D'abord, il est celui qui, aux manettes gouvernementales de 1992 à 1994 puis de 1999 à 2002, a grandement contribué à l'adoption par son pays de réformes menées au pas de charge. Avec un credo: le libéralisme économique pur et dur. Et une priorité: assurer l'ancrage maximum du pays à l'Ouest pour garantir l'avenir.

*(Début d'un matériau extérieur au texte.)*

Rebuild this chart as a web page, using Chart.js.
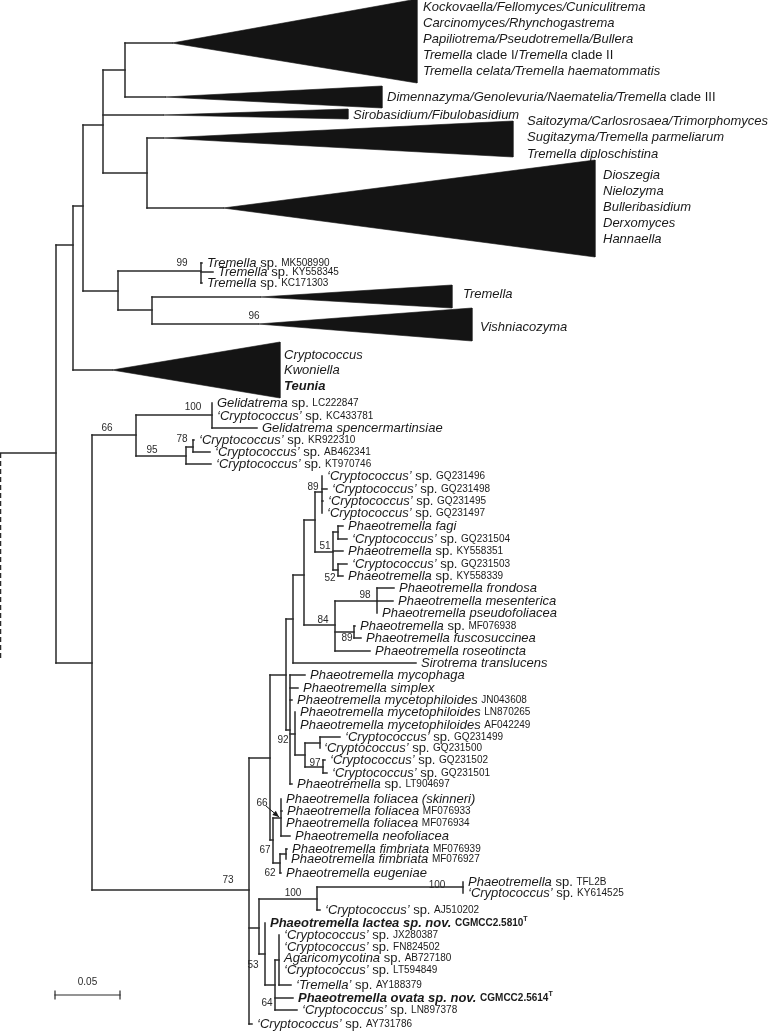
<!DOCTYPE html>
<html><head><meta charset="utf-8">
<script src="https://cdn.jsdelivr.net/npm/chart.js@4"></script>
<style>html,body{margin:0;padding:0;background:#fff}canvas{display:block}</style>
</head><body>
<canvas id="c" width="773" height="1032"></canvas>
<script>
// ---------- DATA ----------
// tree units: x = cumulative branch length (65 units = 0.05 subst./site), y = row position
// internal nodes: [id, parent, depth, row]
const internalNodes = [
 ["root", null, 0, 453],
 ["A","root",56,453],
 ["B","A",73,245],
 ["C","B",83,206],
 ["D","C",103,125],
 ["E","D",125,70],
 ["F","D",147,173],
 ["G","C",118,291],
 ["H","G",201,271],
 ["I","G",152,310],
 ["J","A",92,663],
 ["K","J",136,435],
 ["L","K",212,415],
 ["M","K",186,456],
 ["N","M",193,447],
 ["O","J",249,890],
 ["P","O",270,758],
 ["Q","P",286,675],
 ["S","Q",293,619],
 ["U","S",304,575],
 ["V","U",315,520],
 ["W","V",322,492],
 ["X","V",333,552],
 ["X1","X",338,532],
 ["X2","X",338,570],
 ["Y","U",335,625],
 ["Y1","Y",377,601],
 ["Y2","Y",354,632],
 ["Z","Q",290,730],
 ["Z1","Z",295,734],
 ["Z2","Z1",305,755],
 ["Z3","Z2",320,743],
 ["Z4","Z2",323,767],
 ["AA","P",273,840],
 ["AB","AA",281,818],
 ["AC","AA",280,863],
 ["AD","AC",286,854],
 ["AE","O",259,928],
 ["AG","AE",317,899],
 ["AH","AG",463,887],
 ["AF","AE",265,954],
 ["AI","AF",275,985],
 ["AJ","AI",279,960]
];
// outgroup (truncated, dashed): [parent, depth, row]
const outgroup = ["root", 0, 658];

// terminal taxa: [parent, depth, row, label]
const leaves = [
 ["H",202,263,"i:Tremella|n: sp. |s:MK508990"],
 ["H",213,272,"i:Tremella|n: sp. |s:KY558345"],
 ["H",202,283,"i:Tremella|n: sp. |s:KC171303"],
 ["L",212,403,"i:Gelidatrema|n: sp. |s:LC222847"],
 ["L",212,416,"i:‘Cryptococcus’|n: sp. |s:KC433781"],
 ["L",257,428,"i:Gelidatrema spencermartinsiae"],
 ["N",194,440,"i:‘Cryptococcus’|n: sp. |s:KR922310"],
 ["N",210,452,"i:‘Cryptococcus’|n: sp. |s:AB462341"],
 ["M",211,464,"i:‘Cryptococcus’|n: sp. |s:KT970746"],
 ["W",322,476,"i:‘Cryptococcus’|n: sp. |s:GQ231496"],
 ["W",327,489,"i:‘Cryptococcus’|n: sp. |s:GQ231498"],
 ["W",323,501,"i:‘Cryptococcus’|n: sp. |s:GQ231495"],
 ["W",322,513,"i:‘Cryptococcus’|n: sp. |s:GQ231497"],
 ["X1",343,526,"i:Phaeotremella fagi"],
 ["X1",347,539,"i:‘Cryptococcus’|n: sp. |s:GQ231504"],
 ["X",343,551,"i:Phaeotremella|n: sp. |s:KY558351"],
 ["X2",347,564,"i:‘Cryptococcus’|n: sp. |s:GQ231503"],
 ["X2",343,576,"i:Phaeotremella|n: sp. |s:KY558339"],
 ["Y1",394,588,"i:Phaeotremella frondosa"],
 ["Y1",393,601,"i:Phaeotremella mesenterica"],
 ["Y1",377,613,"i:Phaeotremella pseudofoliacea"],
 ["Y2",355,626,"i:Phaeotremella|n: sp. |s:MF076938"],
 ["Y2",361,638,"i:Phaeotremella fuscosuccinea"],
 ["Y",370,651,"i:Phaeotremella roseotincta"],
 ["S",416,663,"i:Sirotrema translucens"],
 ["Z",305,675,"i:Phaeotremella mycophaga"],
 ["Z",298,688,"i:Phaeotremella simplex"],
 ["Z",292,700,"i:Phaeotremella mycetophiloides|n: |s:JN043608"],
 ["Z1",295,712,"i:Phaeotremella mycetophiloides|n: |s:LN870265"],
 ["Z1",295,725,"i:Phaeotremella mycetophiloides|n: |s:AF042249"],
 ["Z3",340,737,"i:‘Cryptococcus’|n: sp. |s:GQ231499"],
 ["Z3",319,748,"i:‘Cryptococcus’|n: sp. |s:GQ231500"],
 ["Z4",325,760,"i:‘Cryptococcus’|n: sp. |s:GQ231502"],
 ["Z4",327,773,"i:‘Cryptococcus’|n: sp. |s:GQ231501"],
 ["Z",292,784,"i:Phaeotremella|n: sp. |s:LT904697"],
 ["AB",281,799,"i:Phaeotremella foliacea (skinneri)"],
 ["AB",282,811,"i:Phaeotremella foliacea|n: |s:MF076933"],
 ["AB",281,823,"i:Phaeotremella foliacea|n: |s:MF076934"],
 ["AB",290,836,"i:Phaeotremella neofoliacea"],
 ["AD",287,849,"i:Phaeotremella fimbriata|n: |s:MF076939"],
 ["AD",286,859,"i:Phaeotremella fimbriata|n: |s:MF076927"],
 ["AC",281,873,"i:Phaeotremella eugeniae"],
 ["AH",463,882,"i:Phaeotremella|n: sp. |s:TFL2B"],
 ["AH",463,893,"i:‘Cryptococcus’|n: sp. |s:KY614525"],
 ["AG",320,910,"i:‘Cryptococcus’|n: sp. |s:AJ510202"],
 ["AF",265,923,"b:Phaeotremella lactea sp. nov.|n: |B:CGMCC2.5810|T:T"],
 ["AJ",279,935,"i:‘Cryptococcus’|n: sp. |s:JX280387"],
 ["AJ",279,947,"i:‘Cryptococcus’|n: sp. |s:FN824502"],
 ["AJ",279,958,"i:Agaricomycotina|n: sp. |s:AB727180"],
 ["AJ",279,970,"i:‘Cryptococcus’|n: sp. |s:LT594849"],
 ["AJ",291,985,"i:‘Tremella’|n: sp. |s:AY188379"],
 ["AI",293,998,"b:Phaeotremella ovata sp. nov.|n: |B:CGMCC2.5614|T:T"],
 ["AI",297,1010,"i:‘Cryptococcus’|n: sp. |s:LN897378"],
 ["O",252,1024,"i:‘Cryptococcus’|n: sp. |s:AY731786"]
];

// collapsed clades: [parent, apexDepth, apexRow, tipDepth, topRow, bottomRow]
const cladeTriangles = [
 ["E",172,43,417,-1,83],
 ["E",165,97,382,86,108],
 ["D",163,115,348,109,119],
 ["F",163,138,513,121,157],
 ["F",223,208,595,160,257],
 ["I",260,297,452,285,308],
 ["I",258,324,472,308,341],
 ["B",112,370,280,342,398]
];
// clade names (one list per triangle above) with label anchor [depth, firstRow, rowStep]
const cladeNames = [
 ["i:Kockovaella/Fellomyces/Cuniculitrema","i:Carcinomyces/Rhynchogastrema","i:Papiliotrema/Pseudotremella/Bullera","i:Tremella|n: clade I/|i:Tremella|n: clade II","i:Tremella celata/Tremella haematommatis"],
 ["i:Dimennazyma/Genolevuria/Naematelia/Tremella|n: clade III"],
 ["i:Sirobasidium/Fibulobasidium"],
 ["i:Saitozyma/Carlosrosaea/Trimorphomyces","i:Sugitazyma/Tremella parmeliarum","i:Tremella diploschistina"],
 ["i:Dioszegia","i:Nielozyma","i:Bulleribasidium","i:Derxomyces","i:Hannaella"],
 ["i:Tremella"],
 ["i:Vishniacozyma"],
 ["i:Cryptococcus","i:Kwoniella","b:Teunia"]
];
const cladeLabelAnchors = [
 [423,7,16.2],[387,97,0],[353,115,0],[527,121,16.5],[603,175,16],[463,294,0],[480,327,0],[284,355,15.5]
];

// bootstrap support: [node, value, labelDepth, labelRow]
const supports = [
 ["H","99",182,263],["I","96",254,316],["K","66",107,428],["L","100",193,407],
 ["M","95",152,450],["N","78",182,439],["W","89",313,487],["X","51",325,546],
 ["X2","52",330,578],["Y1","98",365,595],["Y","84",323,620],["Y2","89",347,638],
 ["Z","92",283,740],["Z4","97",315,763],["AB","66",262,803],["AA","67",265,850],
 ["AC","62",270,873],["O","73",228,880],["AG","100",293,893],["AH","100",437,885],
 ["AF","53",253,965],["AI","64",267,1003]
];
// scale bar: [startDepth, row, length in tree units, label]
const scaleBar = [55, 995, 65, "0.05"];

// ---------- BUILD ----------
const FF = '"Liberation Sans", Arial, Helvetica, sans-serif';
const LINE = '#2a2a2a';
const nodes = {};
internalNodes.forEach(([id,p,x,y]) => nodes[id] = {id,p,x,y,kids:[]});
internalNodes.forEach(([id,p,x,y]) => { if (p) nodes[p].kids.push(y); });
leaves.forEach(([p,x,y]) => nodes[p].kids.push(y));
cladeTriangles.forEach(([p,ax,ay]) => nodes[p].kids.push(ay));

const datasets = [];
function seg(pts, extra) {
  datasets.push(Object.assign({
    data: pts.map(([x,y]) => ({x,y})), showLine: true, fill: false,
    borderColor: LINE, borderWidth: 1.5, pointRadius: 0, borderCapStyle: 'square'
  }, extra || {}));
}
// horizontal branches of internal nodes and verticals
internalNodes.forEach(([id,p,x,y]) => {
  const n = nodes[id];
  if (p) seg([[nodes[p].x, y],[x, y]]);
  if (id !== 'root') {
    seg([[x, Math.min(...n.kids)],[x, Math.max(...n.kids)]]);
  }
});
// root vertical (dashed, truncated to outgroup)
seg([[nodes[outgroup[0]].x, nodes.A.y],[outgroup[1], outgroup[2]]], {borderDash:[5,3], borderWidth:2.5, borderCapStyle:'butt'});
// leaves
leaves.forEach(([p,x,y]) => { if (x > nodes[p].x) seg([[nodes[p].x, y],[x, y]]); });
// clades
cladeTriangles.forEach(([p,ax,ay,tx,top,bot]) => {
  seg([[nodes[p].x, ay],[ax, ay]]);
  seg([[ax,ay],[tx,top],[tx,bot],[ax,ay]], {fill:'shape', backgroundColor:'#141414', borderColor:'#141414', borderWidth:0.6, borderCapStyle:'butt'});
});
// scale bar
const [sbx, sby, sbl] = scaleBar;
seg([[sbx, sby],[sbx+sbl, sby]], {borderWidth:1.2});
seg([[sbx, sby-4],[sbx, sby+4]], {borderWidth:1.2});
seg([[sbx+sbl, sby-4],[sbx+sbl, sby+4]], {borderWidth:1.2});

function drawRich(ctx, spec, x, y) {
  let cx = x;
  spec.split('|').forEach(p => {
    const k = p[0], t = p.slice(2);
    let font, dy = 0;
    if (k === 'i') font = 'italic 13px ' + FF;
    else if (k === 'n') font = '13px ' + FF;
    else if (k === 's') font = '10px ' + FF;
    else if (k === 'b') font = 'italic bold 13px ' + FF;
    else if (k === 'B') font = 'bold 10px ' + FF;
    else if (k === 'T') { font = 'bold 7px ' + FF; dy = -3.5; }
    ctx.font = font;
    ctx.fillText(t, cx, y + dy);
    cx += ctx.measureText(t).width;
  });
}

const textPlugin = {
  id: 'treeText',
  afterDatasetsDraw(chart) {
    const {ctx, scales:{x: xs, y: ys}} = chart;
    ctx.save();
    ctx.fillStyle = '#1a1a1a';
    ctx.textBaseline = 'middle';
    ctx.textAlign = 'left';
    leaves.forEach(([p,x,y,lab]) => drawRich(ctx, lab, xs.getPixelForValue(x) + 5, ys.getPixelForValue(y)));
    cladeNames.forEach((lines, i) => {
      const [lx, ly, st] = cladeLabelAnchors[i];
      lines.forEach((l, j) => drawRich(ctx, l, xs.getPixelForValue(lx), ys.getPixelForValue(ly + j*st)));
    });
    ctx.font = '10px ' + FF;
    ctx.textAlign = 'center';
    ctx.fillStyle = '#2a2a2a';
    supports.forEach(([n,v,lx,ly]) => ctx.fillText(v, xs.getPixelForValue(lx), ys.getPixelForValue(ly)));
    // arrow for the 66 label on the foliacea node
    const ab = nodes.AB, s66 = supports.find(s => s[0]==='AB');
    const x0 = xs.getPixelForValue(s66[2]+4), y0 = ys.getPixelForValue(s66[3]+3);
    const x1 = xs.getPixelForValue(ab.x-2), y1 = ys.getPixelForValue(ab.y-1);
    ctx.strokeStyle = '#1a1a1a'; ctx.lineWidth = 1;
    ctx.beginPath(); ctx.moveTo(x0,y0); ctx.lineTo(x1,y1); ctx.stroke();
    const ang = Math.atan2(y1-y0, x1-x0), L = 7;
    ctx.beginPath(); ctx.moveTo(x1,y1);
    ctx.lineTo(x1 - L*Math.cos(ang-0.4), y1 - L*Math.sin(ang-0.4));
    ctx.lineTo(x1 - L*Math.cos(ang+0.4), y1 - L*Math.sin(ang+0.4));
    ctx.closePath(); ctx.fillStyle = '#1a1a1a'; ctx.fill();
    // scale bar label
    ctx.fillStyle = '#2a2a2a';
    ctx.fillText(scaleBar[3], xs.getPixelForValue(sbx + sbl/2), ys.getPixelForValue(sby - 13));
    ctx.restore();
  }
};

new Chart(document.getElementById('c'), {
  type: 'scatter',
  data: { datasets },
  options: {
    responsive: false, animation: false, events: [],
    layout: { padding: 0 },
    plugins: { legend: { display: false }, tooltip: { enabled: false } },
    scales: {
      x: { type: 'linear', min: 0, max: 773, display: false },
      y: { type: 'linear', min: 0, max: 1032, reverse: true, display: false }
    },
    elements: { point: { radius: 0 }, line: { tension: 0 } }
  },
  plugins: [textPlugin]
});
</script>
</body></html>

Vendredi dernier, le Britannique Edward Lucas, l'un des journalistes étrangers connaissant le mieux les pays baltes, a livré une anecdote amusante et révélatrice lors d'une mini-conférence organisée à Riga par un ancien collègue (Robert Cottrell, éditeur de The Browser). Lors d'une visite à Londres, un ministre estonien raconta qu'après la chute du communisme, le gouvernement de Tallinn s'inspirait directement du contenu de The Economist pour définir sa politique économique. Chaque semaine, l'ambassade d'Estonie à Londres faxait l'intégralité du magazine prolibéral en direction de la jeune élite en poste à Tallinn... Edward Lucas, qui travaille lui-même pour The Economist et y tient un blog, dit tenir l'anecdote d'une source interne à la rédaction londonienne. Toujours est-il que c'est sous l'impulsion de Mart Laar que l'Estonie fut la 1ère ex-république de l'URSS à frapper sa propre monnaie, la kroon (couronne), alors que des troupes russes stationnaient encore sur son territoire.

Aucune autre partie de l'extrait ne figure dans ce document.